The memorandum of understanding (MoU) for the merger of Parti Keadilan Nasional and Parti Rakyat Malaysia (PRM) which will be sealed tomorrow will include details on leadership transition to avoid any power struggle in the new party.
The merger will pave the way for the formation of a new party which will be called Parti Keadilan Rakyat or its shorter version Keadilan.
Keadilan secretary-general Sahri Bahri (photo) told malaysiakini that he did not foresee any power struggle as the MoU has stated clearly that all major decisions by the transitional leadership will be made by consensus.
He said nobody should speculate on the party leadership as it will only damage the spirit of the MoU which symbolises the political commitment of both parties to merge as they share a lot of similarities in terms of idealism, vision and struggle.
"We are of the view that we will begin this new chapter on an equal footing," he said in a telephone interview.
Sahri also said the undertakings in the MoU will take effect after Keadilan obtains two-third majority from its delegates during the coming extraordinary general meeting (EGM) scheduled for October this year.
"The EGM will amend the party's constitution to enable the establishment of the new party. We will submit an application to the Registrar of Societies (ROS).
"While waiting for ROS' approval, the transition period will make room for assimilation of both parties. Once the approval is obtained than the constitution will take its due process which may include an open party election," he said.
Like a marriage
Echoing a similar view, PRM vice-president R Sivarasa (photo) is also confident that there will be no power struggle in the new party.
"A merger is like a marriage. In a marriage, there will be attractions and risks and both sides appreciate them. The most important thing is that we are both committed in the re-arrangement that will take place.
"We understand that a new party will mean that some leaders on either side will no longer play a role while some will proceed to play their roles. So leadership will be a matter of give and take," he told malaysiakini .
Keadilan supreme council member Khalid Jaafar said the MoU has ironed out whatever disagreements faced during the early stage of the merger proposal and expressed his confidence that the merger will get full support in the EGM.
"I don't think there will be any strong objection against the merger because the MoU is very clear on all the issues concerned like logo, party policies and all disagreements have been settled," he said.
He said the delegations will definitely see the positive impact of the merger as there will be an additional force to ensure the success of their struggles.
When asked of the changes, he said the new party will bear Keadilan's present logo with the addition of red stripes on both sides of the logo.

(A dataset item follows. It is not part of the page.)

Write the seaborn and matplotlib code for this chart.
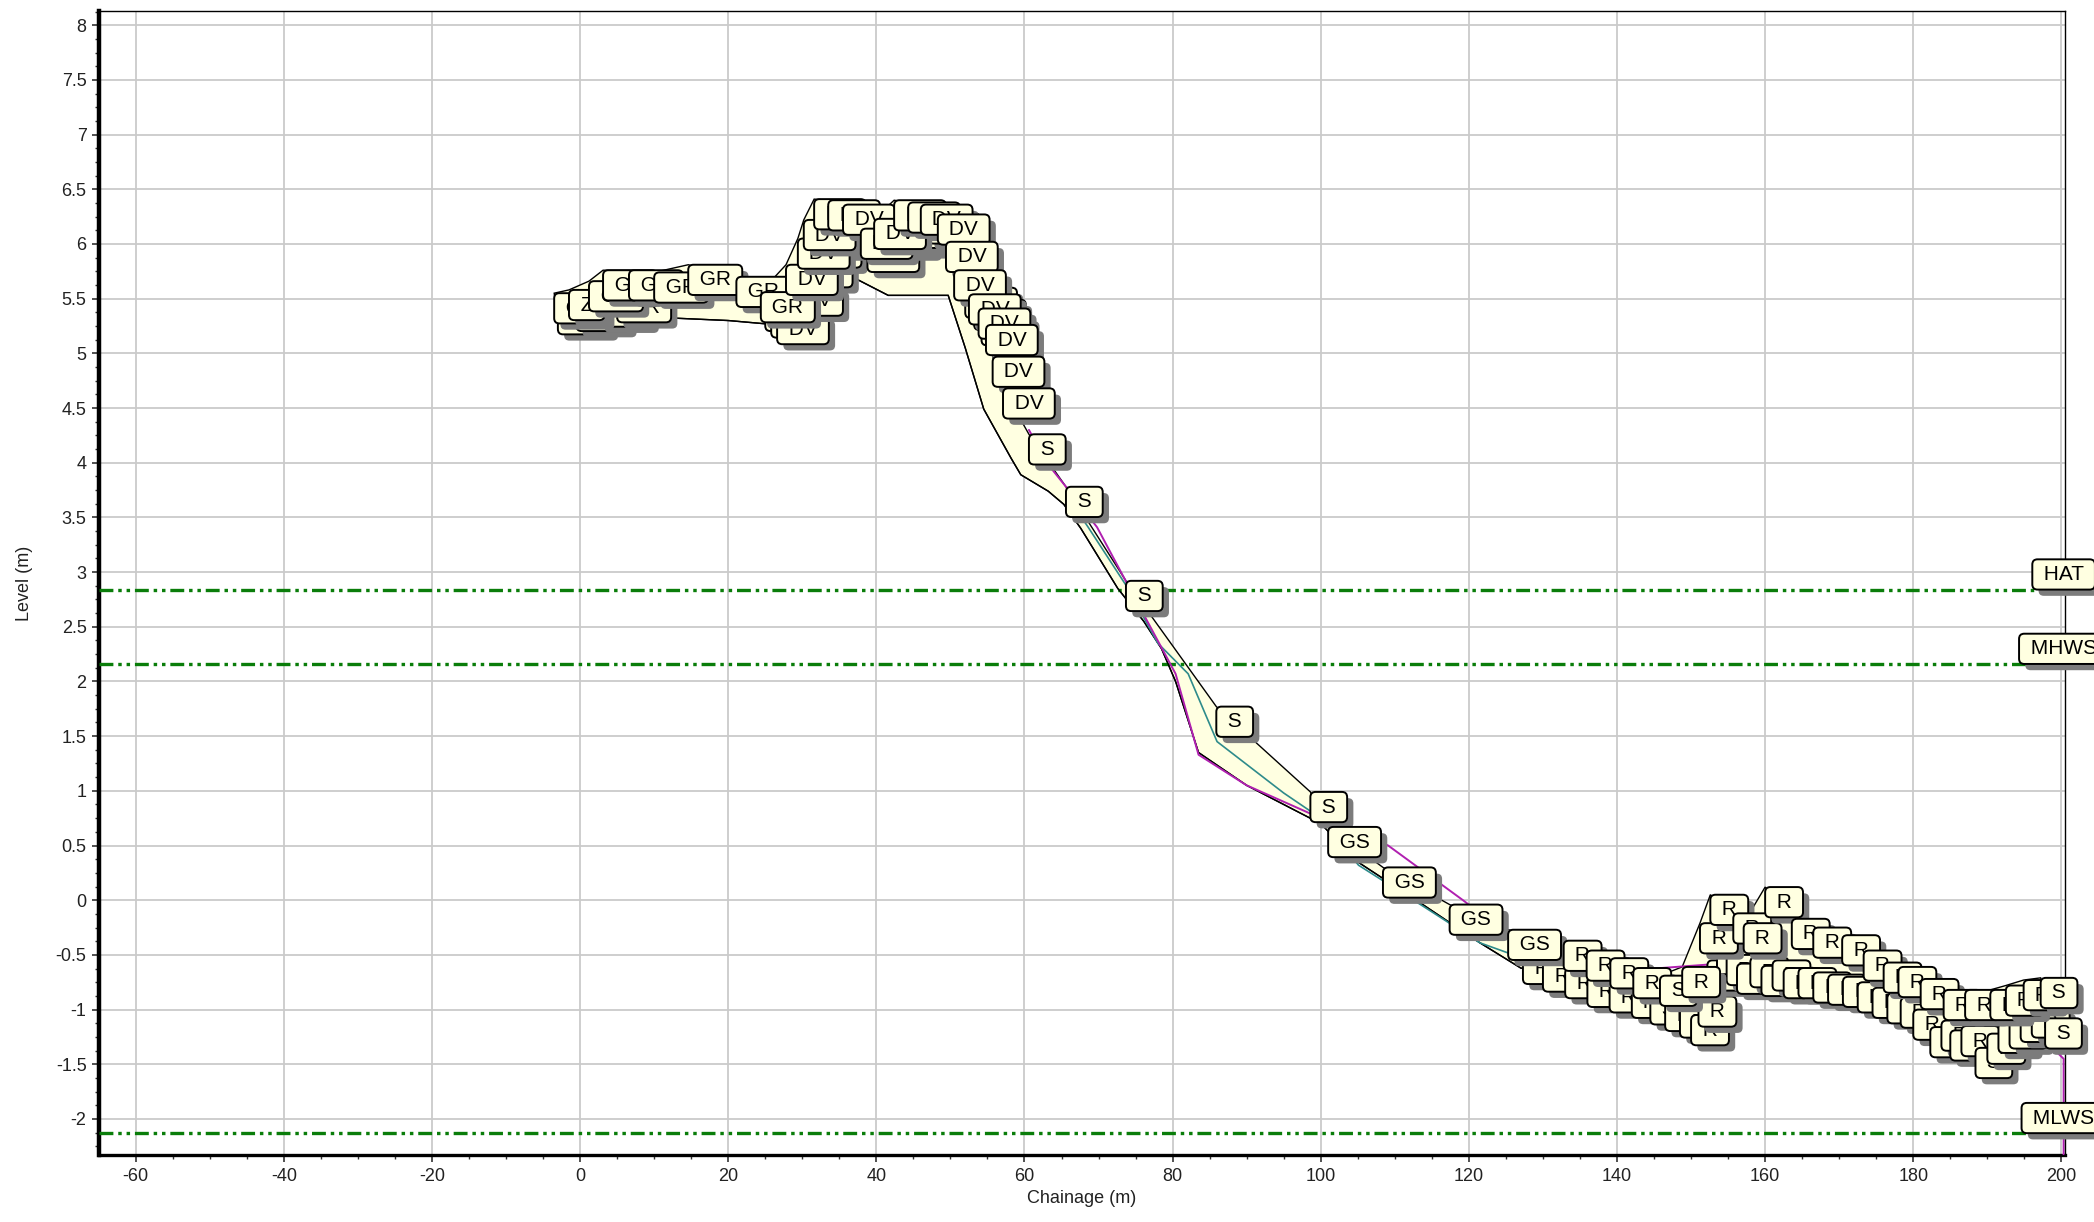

"The structure of the supreme council will consist of a total of 60 persons which include the president, deputy president, seven vice-presidents including youth and women chiefs, secretary-general and four assistant secretary-generals," he said.
The party leadership transition process will start with meetings between the two presidents on the composition of its supreme council and any decision will be submitted to their respective political bureaus who will then refer to the delegates before any party election is conducted.
Wan Azizah as president
Asked if this means there is uncertainty on the identity of the leader, Khalid said: "In theory we don't know who will be the president of the new party. But in de facto , it is understood that Dr Wan Azizah Wan Ismail (photo) will remain as the president."
He said that this was his personal view, adding that he does not expect his colleagues in PRM to be interested in contesting or challenging Wan Azizah.
Khalid was also confident that there will be no power struggle in the election of the top posts in the new party.
Meanwhile, PRM president Dr Syed Husin Ali and Dr Wan Azizah Ismail said the MOU will facilitate the merger process and they are both satisfied that most of differences raised earlier have been settled.